Out of the project as a whole, the basket is what I am most happy with. If I get tired of the final product, I may end up just taking the basket off and using it by itself.
Step 4: Making the Harness
This was another part I tried several ways before finally figuring out what I wanted. (Really, the whole project was like this). At first I intended to knot an actual net for the globe, but this didn't work for the reasons that a) I am not very good at netting and b) I just didn't like how it looked. I was stuck on this for weeks, when by chance I saw a drawing of a steampunk hot air balloon that had a harness instead of a net. I have a bunch of scrap leather laying around, so I cut some strips and strung them around the top with a piece of wire. At first I tried lacing the strips together with embroidery floss down the sides like corset lacing (I was still hung up on the net idea) but I didn't like how that looked either, as it obscured too much of my paint job. So instead I used some macrame cord I had around to make crosspieces for the harness, attaching the rope to the leather with thin copper wire.
Step 5: Attaching the Basket to the Harness
This part was (thankfully) much more straightforward than everything else. I determined how long I wanted the leather pieces to be, and then attached them to jewelry spacers I had lying around, securing it with copper wire. Then I used more of the macrame cord and attached it to the spacers using rectangles I cut from thin copper sheeting wrapped around the cord and flattened tight with half-round pliers. I then attached these cords to a metal ring using the same method. Finally I attached four more pieces of the cording to the metal ring (again using the copper sheeting) and then wired the cords to the basket.
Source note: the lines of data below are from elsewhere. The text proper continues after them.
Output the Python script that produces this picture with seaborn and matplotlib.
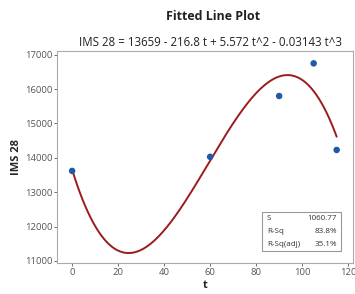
import numpy as np
import pandas as pd
import matplotlib.pyplot as plt
import seaborn as sns
from matplotlib.patches import Rectangle

# observed points
t_obs = [0, 60, 90, 105, 115]
ims_obs = [13620, 14030, 15800, 16750, 14230]

# fitted cubic from the title: b0 + b1 t + b2 t^2 + b3 t^3
coefs = [13659, -216.8, 5.572, -0.03143]

stat_names = ["S", "R-Sq", "R-Sq(adj)"]
stat_vals = ["1060.77", "83.8%", "35.1%"]

x_ticks = [0, 20, 40, 60, 80, 100, 120]
y_ticks = [11000, 12000, 13000, 14000, 15000, 16000, 17000]

sns.set_style("white")
plt.rcParams["font.family"] = ["Open Sans", "DejaVu Sans"]

grid = np.linspace(min(t_obs), max(t_obs), 200)
fit = pd.DataFrame({"t": grid, "IMS 28": np.polyval(coefs[::-1], grid)})
obs = pd.DataFrame({"t": t_obs, "IMS 28": ims_obs})

fig = plt.figure(figsize=(3.55, 2.94), dpi=100)
ax = fig.add_axes([0.161, 0.1054, 0.834, 0.72])

sns.lineplot(data=fit, x="t", y="IMS 28", ax=ax, color="#9b1c1c", lw=1.4)
sns.scatterplot(data=obs, x="t", y="IMS 28", ax=ax, color="#1f5aa6",
                s=22, edgecolor="none", zorder=3)

ax.set_xlim(-6.5, 122.2)
ax.set_ylim(10940, 17100)
ax.set_xticks(x_ticks)
ax.set_yticks(y_ticks)
ax.tick_params(labelsize=6.8, colors="#555555", length=2, width=0.6,
               direction="out", left=True, bottom=True, pad=1.5)
for s in ax.spines.values():
    s.set_color("#aaaaaa")
    s.set_linewidth(0.8)

ax.set_xlabel("t", fontsize=8, fontweight="bold", labelpad=2)
ax.set_ylabel("IMS 28", fontsize=8, fontweight="bold", labelpad=2)

fig.text(0.6, 0.943, "Fitted Line Plot", ha="center", va="center",
         fontsize=9, fontweight="bold", color="#222222")
fig.text(0.593, 0.857, "IMS 28 = 13659 - 216.8 t + 5.572 t^2 - 0.03143 t^3",
         ha="center", va="center", fontsize=8.3, color="#222222")

# stats box
bx0, bx1, by0, by1 = 0.693, 0.959, 0.057, 0.241
ax.add_patch(Rectangle((bx0, by0), bx1 - bx0, by1 - by0, transform=ax.transAxes,
                       facecolor="white", edgecolor="#999999", lw=0.8, zorder=4))
row_h = (by1 - by0) / 3
for i, (n, v) in enumerate(zip(stat_names, stat_vals)):
    yy = by1 - row_h * (i + 0.5)
    ax.text(bx0 + 0.015, yy, n, transform=ax.transAxes, fontsize=5.8,
            va="center", ha="left", zorder=5, color="#333333")
    ax.text(bx1 - 0.015, yy, v, transform=ax.transAxes, fontsize=5.8,
            va="center", ha="right", zorder=5, color="#333333")

fig.savefig("out.png", dpi=100)
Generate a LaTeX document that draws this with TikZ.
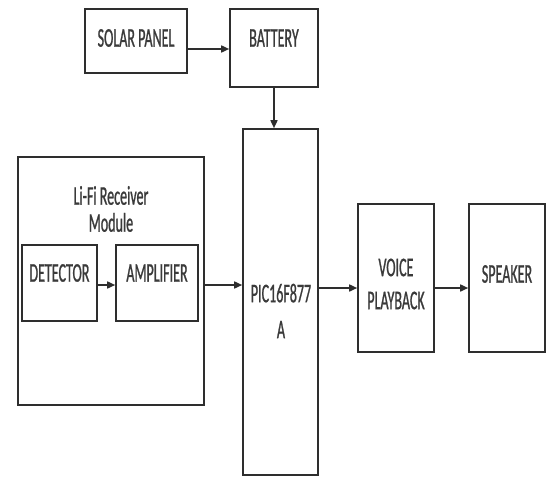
\documentclass[tikz,border=0pt]{standalone}
\usepackage{fontspec}
\newfontfamily\condfont[FakeStretch=0.52,FakeBold=0.8]{Carlito}
\usetikzlibrary{arrows.meta}
\definecolor{ink}{HTML}{2E2E2E}
\definecolor{txtc}{HTML}{3A3A3A}
\tikzset{
  blk/.style={draw=ink, line width=1.6pt, inner sep=0pt, fill=white},
  txt/.style={text=txtc, font=\condfont\fontsize{27}{30}\selectfont, align=center, inner sep=0pt},
  arr/.style={draw=ink, line width=1.6pt, -{Triangle[length=8pt,width=7pt]}},
}
\begin{document}
\begin{tikzpicture}[x=1pt,y=-1pt]
\useasboundingbox (0,0) rectangle (549,477);
% boxes
\node[blk, minimum width=102, minimum height=64] (sol) at (136,41) {};
\node[blk, minimum width=88, minimum height=78] (bat) at (274,48) {};
\node[blk, minimum width=75, minimum height=346] (pic) at (280.5,302) {};
\node[blk, minimum width=186, minimum height=248] (lifi) at (111,281) {};
\node[blk, minimum width=75, minimum height=76] (det) at (59.5,283) {};
\node[blk, minimum width=82, minimum height=76] (amp) at (157,283) {};
\node[blk, minimum width=76, minimum height=148] (voice) at (396,278) {};
\node[blk, minimum width=76, minimum height=148] (spk) at (507,278) {};
% texts
\node[txt] (tsol) at (136,38) {SOLAR PANEL};
\node[txt] (tbat) at (274,38) {BATTERY};
\node[txt] (tlifi) at (111,209) {Li-Fi Receiver\\[-3pt]Module};
\node[txt] (tdet) at (59.5,273) {DETECTOR};
\node[txt] (tamp) at (157,273) {AMPLIFIER};
\node[txt] (tpic) at (281,311) {PIC16F877\\[6pt]A};
\node[txt] (tvoice) at (396,284) {VOICE\\[3pt]PLAYBACK};
\node[txt] (tspk) at (507,274) {SPEAKER};
% connectors
\draw[arr] (sol.east |- 0,49) -- (bat.west |- 0,49);
\draw[arr] (bat.south -| 274,0) -- (pic.north -| 274,0);
\draw[arr] (det.east |- 0,285) -- (amp.west |- 0,285);
\draw[arr] (lifi.east |- 0,285) -- (pic.west |- 0,285);
\draw[arr] (pic.east |- 0,288) -- (voice.west |- 0,288);
\draw[arr] (voice.east |- 0,288) -- (spk.west |- 0,288);
\end{tikzpicture}
\end{document}
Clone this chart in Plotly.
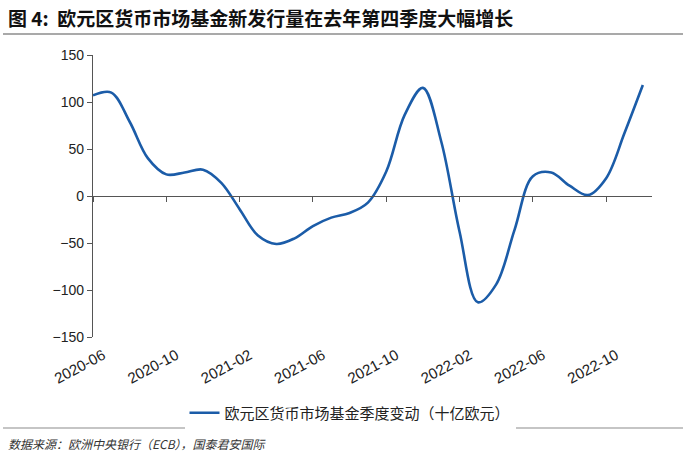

Overall I am happy with this project. It was a giant hassle trying to figure everything out, but a good kind of hassle. My main problem being that now I don't know what to do with it. I don't have a ton of use for a decorative hanging hot-air-balloon-globe. Maybe I'll have a steamy room at some point it'll fit into nice, but it looks like for the present it'll just be hanging in the basement as it has been since I finished it.